Não é à toa que a produção, cujo destaque é uma exploração de um multiverso de super-heróis, dedica tanto tempo ao cotidiano familiar do herói. Através da singela relação com seus pais, o público é capaz de compreender as angústias, desejos e frustrações do garoto. Além disso, é possível se identificar com essas experiências, uma vez que quem assiste ao filme já passou ou passará por conflitos semelhantes. E é aí que a produção desperta o verdadeiro poder do Homem-Aranha: o fator de identificação.
Com todos esses elementos, Homem-Aranha: Através do Aranhaverso brilha ao apresentar uma nova forma de contar uma aventura universal, ao mesmo tempo que cria a experiência definitiva de um multiverso no cinema de super-heróis. A direção de Joaquim dos Santos, Kemp Powers e Justin K. Thompson conduz o filme com doses precisas de empolgação, drama e comédia, tornando a história ainda mais envolvente, impactante e surpreendente.
Não há prova maior disso do que a maneira como o filme incorpora uma infinidade de easter eggs quando Miles e Gwen exploram a Sociedade Aranha. Com homenagens capazes de deixar qualquer fã do Homem-Aranha satisfeito – seja dos quadrinhos, filmes, animações ou jogos – as referências nunca roubam o foco da história e surgem como a cereja do bolo.
Nesse sentido, também é importante destacar como o novo filme incorpora os eventos do filme anterior. Embora cada obra precise ser avaliada por seus próprios méritos e falhas, houve um esforço significativo para entrelaçar a nova história nos eventos e personagens do primeiro filme. Embora possa parecer óbvio, prestar atenção a esses detalhes e conectar viradas importantes da nova aventura aos elementos estabelecidos anteriormente valoriza a mitologia em construção e confere uma sensação de unidade a essa trilogia em que tudo se conecta de maneira natural.
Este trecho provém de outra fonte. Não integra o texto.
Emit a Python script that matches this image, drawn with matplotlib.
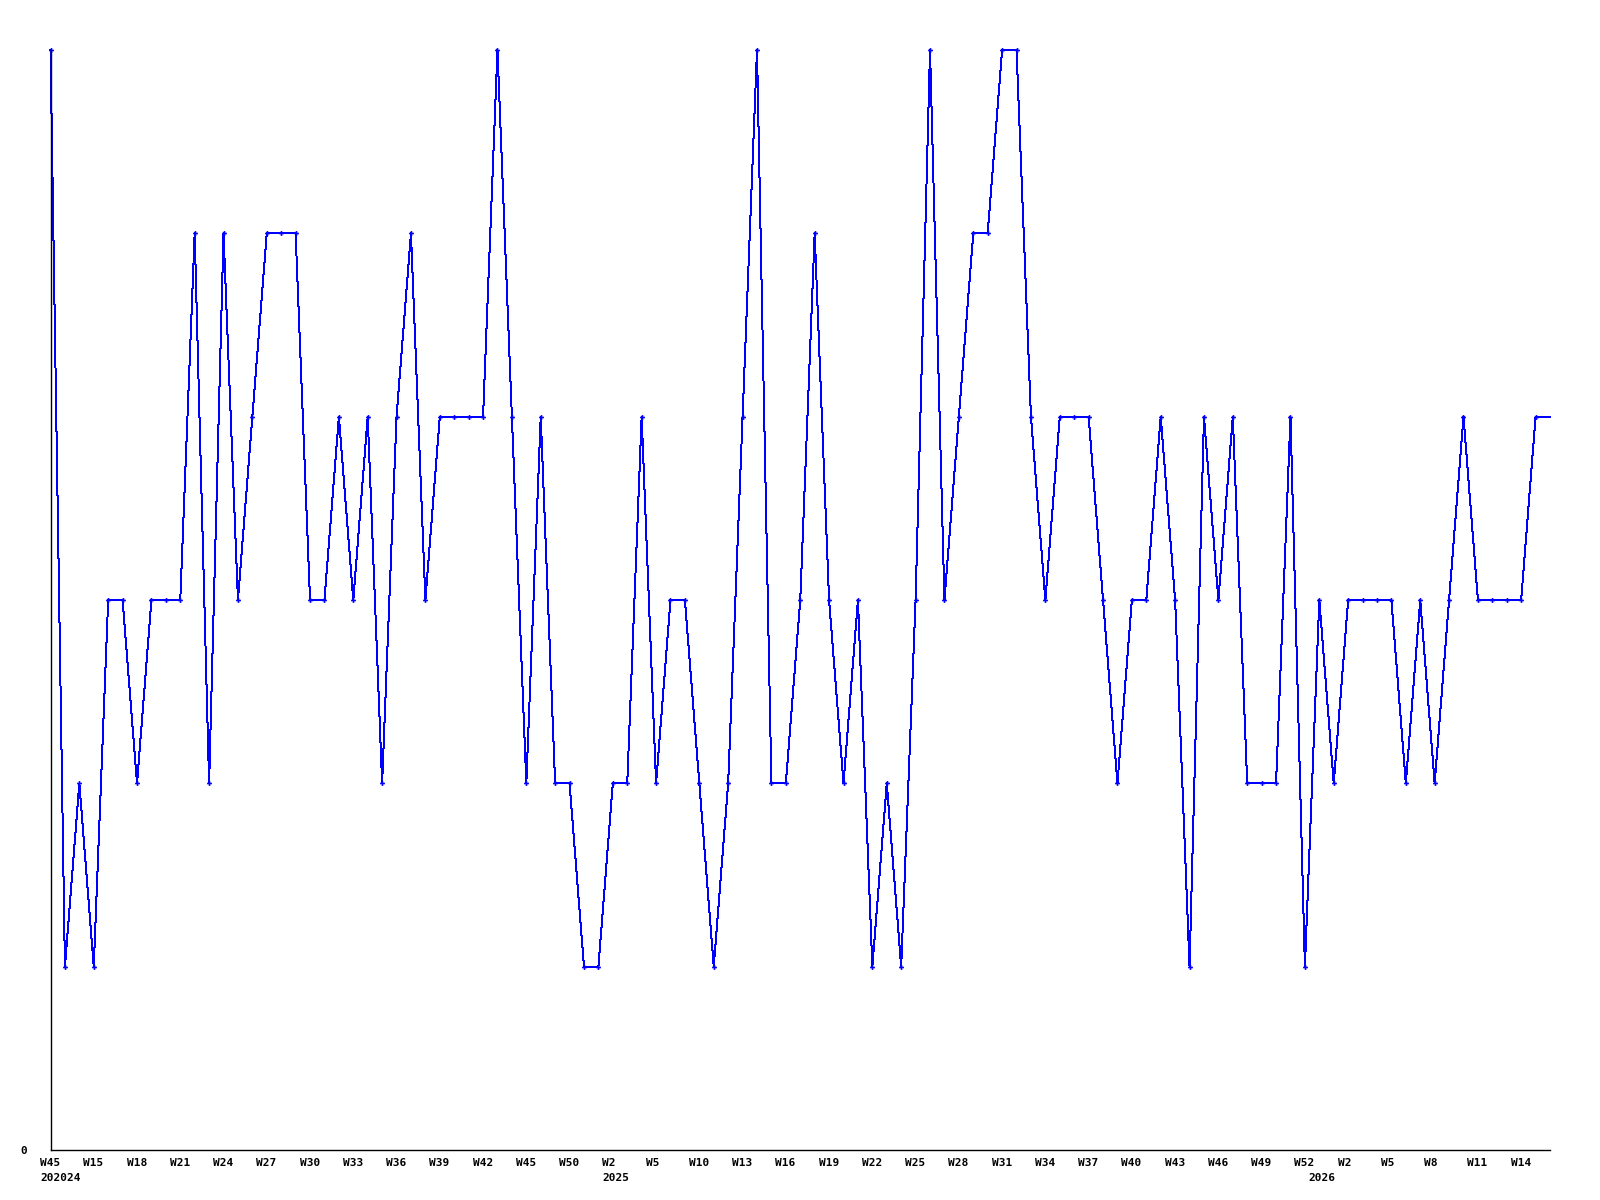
import matplotlib
matplotlib.use("Agg")
import matplotlib.pyplot as plt
import matplotlib.transforms as mtransforms

# weekly counts, one per plotted week (last point drawn without a marker)
values = [
    6, 1, 2, 1, 3, 3, 2, 3, 3, 3, 5, 2, 5, 3, 4, 5, 5, 5,
    3, 3, 4, 3, 4, 2, 4, 5, 3, 4, 4, 4, 4, 6, 4, 2, 4,
    2, 2, 1, 1, 2, 2, 4, 2, 3, 3, 2, 1, 2, 4, 6, 2, 2, 3,
    5, 3, 2, 3, 1, 2, 1, 3, 6, 3, 4, 5, 5, 6, 6, 4, 3,
    4, 4, 4, 3, 2, 3, 3, 4, 3, 1, 4, 3, 4, 2, 2, 2, 4,
    1, 3, 2, 3, 3, 3, 3, 2, 3, 2, 3, 4, 3, 3, 3, 3, 4, 4,
]

# tick labels every third point
tick_idx = list(range(0, 103, 3))
tick_weeks = [
    "W45", "W15", "W18", "W21", "W24", "W27", "W30", "W33", "W36", "W39",
    "W42", "W45", "W50", "W2", "W5", "W10", "W13", "W16", "W19", "W22",
    "W25", "W28", "W31", "W34", "W37", "W40", "W43", "W46", "W49", "W52",
    "W2", "W5", "W8", "W11", "W14",
]
year_idx = [0, 39, 88]
year_labels = ["202024", "2025", "2026"]

font = dict(family="DejaVu Sans Mono", weight="bold", size=8)

fig = plt.figure(figsize=(16, 12), dpi=100)
ax = fig.add_axes([50.5 / 1600, 50 / 1200, 1499.5 / 1600, 1100 / 1200])

x = list(range(len(values)))
ax.plot(x, values, color="#0000ff", linewidth=0.72, antialiased=False,
        marker="P", markersize=3.5, markeredgewidth=0,
        markevery=slice(0, len(values) - 1), clip_on=False)

ax.set_xlim(0, len(values) - 1)
ax.set_ylim(0, 6)

for side in ("top", "right"):
    ax.spines[side].set_visible(False)
for side in ("left", "bottom"):
    ax.spines[side].set_linewidth(1.0)
    ax.spines[side].set_color("black")

ax.set_yticks([0])
ax.set_yticklabels(["0"], **font)
ax.tick_params(axis="y", length=0, pad=17)

ax.set_xticks(tick_idx)
ax.set_xticklabels(tick_weeks, ha="left", **font)
ax.tick_params(axis="x", length=0, pad=6)
shift = mtransforms.ScaledTranslation(-10.5 / 100, 0, fig.dpi_scale_trans)
for lab in ax.get_xticklabels():
    lab.set_transform(lab.get_transform() + shift)

for i, yl in zip(year_idx, year_labels):
    ax.annotate(yl, xy=(i, 0), xycoords=("data", "axes fraction"),
                xytext=(-7.6, -16.5), textcoords="offset points",
                ha="left", va="top", **font)

fig.savefig("out.png", dpi=100, facecolor="white")
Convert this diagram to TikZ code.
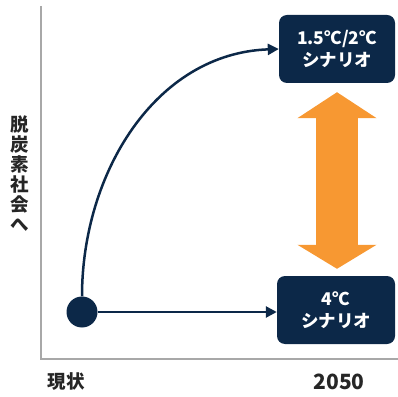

Dessa forma, Homem-Aranha: Através do Aranhaverso prova que o sucesso do filme anterior não foi mera sorte. A produção atende às enormes expectativas ao seu redor, proporcionando exatamente a experiência que se esperava, mas com surpresas inesperadas. O filme dá um salto de fé em direção a novos horizontes e nos lembra que ainda há muito a ser explorado com os super-heróis.